* start Available data *

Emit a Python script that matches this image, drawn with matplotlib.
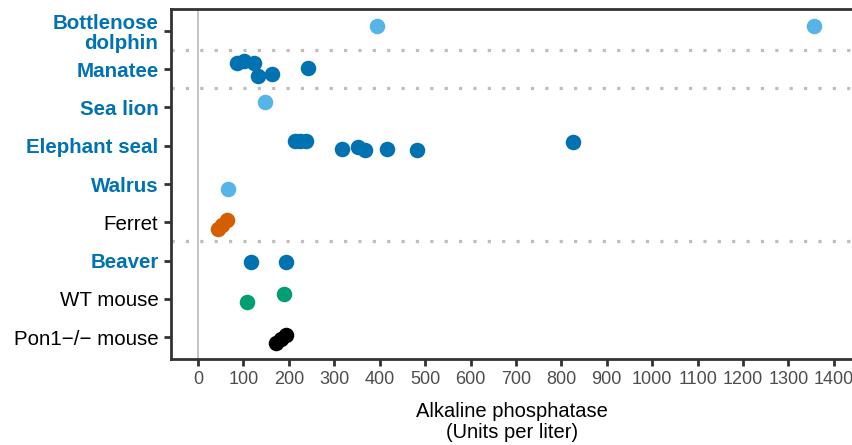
import matplotlib.pyplot as plt

plt.rcParams['font.family'] = ['Liberation Sans', 'DejaVu Sans']

# categories, bottom to top
species = ["Pon1\u2212/\u2212 mouse", "WT mouse", "Beaver", "Ferret", "Walrus",
           "Elephant seal", "Sea lion", "Manatee", "Bottlenose\ndolphin"]
marine = [False, False, True, False, True, True, True, True, True]

# values (units per liter) and their vertical jitter
pon1 = [172, 183, 194]
pon1_jit = [-0.16, -0.05, 0.05]
wt = [107, 189]
wt_jit = [-0.08, 0.13]
beaver = [117, 194]
beaver_jit = [-0.03, -0.03]
ferret = [44, 53, 64]
ferret_jit = [-0.18, -0.06, 0.05]
walrus = [66]
walrus_jit = [-0.13]
eseal = [214, 225, 238, 317, 352, 368, 416, 482, 825]
eseal_jit = [0.12, 0.12, 0.12, -0.08, -0.03, -0.1, -0.08, -0.1, 0.1]
sealion = [148]
sealion_jit = [0.13]
manatee = [86, 101, 123, 132, 163, 242]
manatee_jit = [0.16, 0.21, 0.16, -0.18, -0.13, 0.03]
dolphin = [394, 1356]
dolphin_jit = [0.12, 0.12]

series = [
    (pon1, pon1_jit, "black"),
    (wt, wt_jit, "#009E73"),
    (beaver, beaver_jit, "#0072B2"),
    (ferret, ferret_jit, "#D55E00"),
    (walrus, walrus_jit, "#56B4E9"),
    (eseal, eseal_jit, "#0072B2"),
    (sealion, sealion_jit, "#56B4E9"),
    (manatee, manatee_jit, "#0072B2"),
    (dolphin, dolphin_jit, "#56B4E9"),
]

fig = plt.figure(figsize=(8.53, 4.45), dpi=100)
ax = fig.add_axes([171 / 853, 1 - 359 / 445, 1 - 171 / 853, 350 / 445])

ax.axvline(0, color="#BEBEBE", lw=1.3, zorder=0)
for yl in [2.5, 6.5, 7.5]:
    ax.axhline(yl, color="#BEBEBE", lw=2.3, ls=(0, (1, 3.5)), zorder=0)

for i, (vals, jit, col) in enumerate(series):
    ax.scatter(vals, [i + j for j in jit], s=125, color=col, lw=0, zorder=3)

ax.set_xlim(-59.4, 1442)
ax.set_ylim(-0.57, 8.57)
ax.set_xticks(range(0, 1401, 100))
ax.set_yticks(range(len(species)))
ax.set_yticklabels(species, linespacing=1.05)
for lab, m in zip(ax.get_yticklabels(), marine):
    if m:
        lab.set_color("#0072B2")
        lab.set_fontweight("bold")
    else:
        lab.set_color("black")
ax.tick_params(axis="y", labelsize=14.8, length=5, width=2, color="#333333", pad=4)
ax.tick_params(axis="x", labelsize=13, length=5, width=2, color="#333333",
               labelcolor="#4D4D4D", pad=4)
for s in ["left", "bottom", "top"]:
    ax.spines[s].set_color("#333333")
    ax.spines[s].set_linewidth(2)
ax.spines["right"].set_visible(False)
ax.set_xlabel("Alkaline phosphatase\n(Units per liter)", fontsize=14.5, labelpad=10,
              linespacing=1.08)

fig.savefig("out.png", dpi=100)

* end Available data *

• Your task: In the data above, please extract the lines from the first one through the line with "ax.scatter(vals, [i +", exactly, and keep pictures out.

• Exercise result:
Emit a Python script that matches this image, drawn with matplotlib.
import matplotlib.pyplot as plt

plt.rcParams['font.family'] = ['Liberation Sans', 'DejaVu Sans']

# categories, bottom to top
species = ["Pon1\u2212/\u2212 mouse", "WT mouse", "Beaver", "Ferret", "Walrus",
           "Elephant seal", "Sea lion", "Manatee", "Bottlenose\ndolphin"]
marine = [False, False, True, False, True, True, True, True, True]

# values (units per liter) and their vertical jitter
pon1 = [172, 183, 194]
pon1_jit = [-0.16, -0.05, 0.05]
wt = [107, 189]
wt_jit = [-0.08, 0.13]
beaver = [117, 194]
beaver_jit = [-0.03, -0.03]
ferret = [44, 53, 64]
ferret_jit = [-0.18, -0.06, 0.05]
walrus = [66]
walrus_jit = [-0.13]
eseal = [214, 225, 238, 317, 352, 368, 416, 482, 825]
eseal_jit = [0.12, 0.12, 0.12, -0.08, -0.03, -0.1, -0.08, -0.1, 0.1]
sealion = [148]
sealion_jit = [0.13]
manatee = [86, 101, 123, 132, 163, 242]
manatee_jit = [0.16, 0.21, 0.16, -0.18, -0.13, 0.03]
dolphin = [394, 1356]
dolphin_jit = [0.12, 0.12]

series = [
    (pon1, pon1_jit, "black"),
    (wt, wt_jit, "#009E73"),
    (beaver, beaver_jit, "#0072B2"),
    (ferret, ferret_jit, "#D55E00"),
    (walrus, walrus_jit, "#56B4E9"),
    (eseal, eseal_jit, "#0072B2"),
    (sealion, sealion_jit, "#56B4E9"),
    (manatee, manatee_jit, "#0072B2"),
    (dolphin, dolphin_jit, "#56B4E9"),
]

fig = plt.figure(figsize=(8.53, 4.45), dpi=100)
ax = fig.add_axes([171 / 853, 1 - 359 / 445, 1 - 171 / 853, 350 / 445])

ax.axvline(0, color="#BEBEBE", lw=1.3, zorder=0)
for yl in [2.5, 6.5, 7.5]:
    ax.axhline(yl, color="#BEBEBE", lw=2.3, ls=(0, (1, 3.5)), zorder=0)

for i, (vals, jit, col) in enumerate(series):
    ax.scatter(vals, [i + j for j in jit], s=125, color=col, lw=0, zorder=3)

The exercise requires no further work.